1.消灭“旧式分工”,建立“新式分工”。国内外大多数学者认为马克思提出的“消灭分工”是消灭资本主义社会“旧式分工”,站在人发展的立场建立自觉、自由的“新式分工”。在资本主义“旧式分工”中,劳动主体在社会生产活动中被划分为特殊的活动范围,固定于特定的劳动形态,因此分工也就成为束缚人、压抑人、奴役人的工具和手段,这种畸形、僵化的发展阻碍了生产的发展,所以要消灭资本主义形态中旧的、错误的分工。而马克思所设想的“新式分工”是怎么样的呢?他和恩格斯虽然没有详细设想“新式分工”的具体内容,但是已经为我们设想出“新式分工”所具有的大致特征。这种分工是为人的全面发展服务的,即消灭固定的专业划分,使每个人都能自由、全面地从事个体想要从事的工作。这种“新式分工”会在未来的共产主义社会出现,在那个阶段,生产力高度发展,社会生产的东西能够满足个人的消费和自足,每个人不但可以去从事自己想要去做的物质生产工作,还可以去享受历史遗留下的文化遗产,可以去从事一切对人的发展有价值的工作,这是“新式分工”彰显的意义所在。

2.消灭“自发分工”,建立“自觉分工”。马克思所设想的新型的分工是消灭分工中工人受生产资料支配的“自发分工”,建立起工人自觉自愿进行劳动的“自觉分工”。马克思指出:“在中世纪,土地支配着农民,农民只是土地的附属物;手工工具支配着行会手工业者。”[16](P169)而到资本主义社会之后,这种物支配人的现象愈演愈烈,大工业机器不是从属于工人,而是工人从属于大工业机器,不是劳动者使用工具,而是工具使用劳动者,人在资本主义社会关系中完全被异化了,资本作为世界的主宰者决定着资本家前进的方向和劳动者悲惨生活的命运,一切人和物都自发地从属于资本,受着资本的支配。因此,马克思指出要“消灭分工”,并不是要消灭一切分工,而是消灭分工奴役人的自发性、支配性,从而消灭人类活动的异己性,使人的活动、人的力量、人的关系重新回到人本身。在这一阶段,人不再拘泥于特定的生产关系之内,受着社会权力和资本的支配,而是自由自觉地从事各种生产活动,积极利用各种生产工具实现自我的本质力量,并促进个人自主活动的充分发展。在这一阶段,人们从事活动的特征完全是自由的、自觉的,没有内在人本身的压迫和外在对物的从属,在充足的物质基础和高度的精神自觉的基础上从事生产劳动。在这一阶段,马克思所说的“消灭分工”,消灭的是分工的自发性,建立的是自由、自觉的“自觉分工”,即共产主义“自觉分工”。

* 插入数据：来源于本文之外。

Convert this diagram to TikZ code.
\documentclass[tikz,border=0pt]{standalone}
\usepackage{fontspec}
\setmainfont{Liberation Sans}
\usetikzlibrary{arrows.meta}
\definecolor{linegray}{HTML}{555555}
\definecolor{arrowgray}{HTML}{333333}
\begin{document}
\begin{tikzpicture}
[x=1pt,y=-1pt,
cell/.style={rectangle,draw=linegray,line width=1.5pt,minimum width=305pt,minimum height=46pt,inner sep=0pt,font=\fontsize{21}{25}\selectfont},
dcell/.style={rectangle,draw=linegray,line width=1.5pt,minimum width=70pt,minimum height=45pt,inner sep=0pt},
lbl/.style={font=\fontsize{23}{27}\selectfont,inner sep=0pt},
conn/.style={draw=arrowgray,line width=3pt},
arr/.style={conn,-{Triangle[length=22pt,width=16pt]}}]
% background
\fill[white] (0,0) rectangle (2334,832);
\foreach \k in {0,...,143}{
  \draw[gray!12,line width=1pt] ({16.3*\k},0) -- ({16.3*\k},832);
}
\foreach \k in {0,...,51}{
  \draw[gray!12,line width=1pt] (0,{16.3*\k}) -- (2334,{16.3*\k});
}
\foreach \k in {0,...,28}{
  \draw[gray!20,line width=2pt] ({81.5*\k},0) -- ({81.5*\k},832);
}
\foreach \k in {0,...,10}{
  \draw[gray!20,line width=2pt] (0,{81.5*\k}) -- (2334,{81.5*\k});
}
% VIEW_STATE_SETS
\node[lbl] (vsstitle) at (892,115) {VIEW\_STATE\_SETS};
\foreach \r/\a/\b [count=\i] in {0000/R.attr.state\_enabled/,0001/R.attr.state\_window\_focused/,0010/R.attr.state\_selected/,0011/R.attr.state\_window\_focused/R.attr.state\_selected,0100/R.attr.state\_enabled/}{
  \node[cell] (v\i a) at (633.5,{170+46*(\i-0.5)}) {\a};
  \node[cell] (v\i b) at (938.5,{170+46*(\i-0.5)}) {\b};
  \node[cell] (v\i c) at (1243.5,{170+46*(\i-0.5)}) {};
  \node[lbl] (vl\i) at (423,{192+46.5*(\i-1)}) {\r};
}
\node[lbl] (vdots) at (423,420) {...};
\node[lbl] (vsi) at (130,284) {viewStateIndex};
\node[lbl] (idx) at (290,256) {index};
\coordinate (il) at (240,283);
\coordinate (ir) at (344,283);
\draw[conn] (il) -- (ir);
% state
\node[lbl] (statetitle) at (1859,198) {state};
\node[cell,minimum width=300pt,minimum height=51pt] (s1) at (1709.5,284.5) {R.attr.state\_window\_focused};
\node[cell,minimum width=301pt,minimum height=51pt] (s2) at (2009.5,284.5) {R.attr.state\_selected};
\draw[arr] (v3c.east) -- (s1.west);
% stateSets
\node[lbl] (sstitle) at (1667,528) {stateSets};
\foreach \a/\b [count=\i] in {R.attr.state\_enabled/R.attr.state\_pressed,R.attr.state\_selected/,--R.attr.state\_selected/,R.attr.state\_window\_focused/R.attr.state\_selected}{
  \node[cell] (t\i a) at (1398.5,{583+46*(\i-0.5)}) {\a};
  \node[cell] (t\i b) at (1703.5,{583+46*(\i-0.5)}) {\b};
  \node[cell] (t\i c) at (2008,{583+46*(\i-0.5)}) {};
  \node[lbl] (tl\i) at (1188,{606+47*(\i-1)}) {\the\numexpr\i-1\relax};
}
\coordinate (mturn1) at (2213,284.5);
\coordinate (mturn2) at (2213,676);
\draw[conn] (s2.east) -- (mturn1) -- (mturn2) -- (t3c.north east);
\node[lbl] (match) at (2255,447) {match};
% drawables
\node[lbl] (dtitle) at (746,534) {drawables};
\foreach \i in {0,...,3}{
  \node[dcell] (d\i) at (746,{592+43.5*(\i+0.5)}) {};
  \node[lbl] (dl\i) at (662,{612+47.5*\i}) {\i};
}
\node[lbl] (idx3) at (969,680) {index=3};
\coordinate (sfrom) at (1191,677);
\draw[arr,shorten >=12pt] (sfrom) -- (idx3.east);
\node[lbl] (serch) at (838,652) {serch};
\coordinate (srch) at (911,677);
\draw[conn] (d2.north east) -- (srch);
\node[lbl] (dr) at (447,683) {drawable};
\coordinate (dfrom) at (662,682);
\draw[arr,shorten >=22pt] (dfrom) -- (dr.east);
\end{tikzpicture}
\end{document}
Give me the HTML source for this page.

3.消灭“劳动者分工”,建立“劳动分工”。分工包括主体和客体两个方面,即劳动分工和劳动者分工。劳动分工是劳动者专门从事生产过程的某一部分,是劳动本身的分化和独立化,是作为分工的客体方面存在。而劳动者分工是分工的人格化表现,是个人作为独立的个体表现与劳动职能之间的关系或作为分工的主体方面存在,分工的主体和客体之间既有联系又存在区别,在现实中可以对两者进行分离,保留社会分工积极的方面,进一步消除社会分工消极的方面。马克思所说的“消灭分工”是消灭劳动者分工,消灭劳动过程中“束缚人的奴役性的劳动的社会分工,即劳动者分工”[17],去除工人在劳动过程中被分工所束缚、压迫的主体性分工。随着生产力的不断发展,劳动分工会被细化为越来越多的版块,劳动分工的程序、部门也会更加专业化和复杂化,但是劳动者分工中对人压迫的强制性和对抗性会越来越弱,以至于到未来的共产主义社会完全消失,在这一阶段,不存在固定的劳动者分工,人们会基于能力的延长和兴趣的拓展的目的去从事各种劳动,社会分工反过来会成为人全面发展的有效手段。最后的我们所要讨论的是分工是否会被消灭,马克思指出,“分工不会因为某个人‘把它从头脑里挤出来’而消灭”。分工的产生不是蒲鲁东提出的抽象的、永恒的、绝对的产物,分工的消灭也不是一蹴而就的过程,分工消灭的过程与劳动生产力的发展如影随形,只要具备足够的物质条件和充足的社会发展,分工消灭的过程也会不断加速,以至于最后想要保存旧的不适合人的发展的劳动分工的行为都会成为一种愚蠢的观念。

四、结语

从技术、历史、价值三个维度去理解马克思分工理论,可以看出分工本身所包含的内在规定性,从而厘清马克思分工理论与唯物史观的联系,剖析马克思分工理论的实质是对“人的发展”问题的重视。从这三个维度,马克思对传统理论学家关于分工的误读进行一一批判,阐释出了辩证的发展的分工理论。在对待分工问题上,马克思从来都不是单纯就分工谈论分工问题,而是深入探究分工背后的人的异化的扬弃和人的价值的弘扬,从而揭示出马克思分工理论的最终价值指向。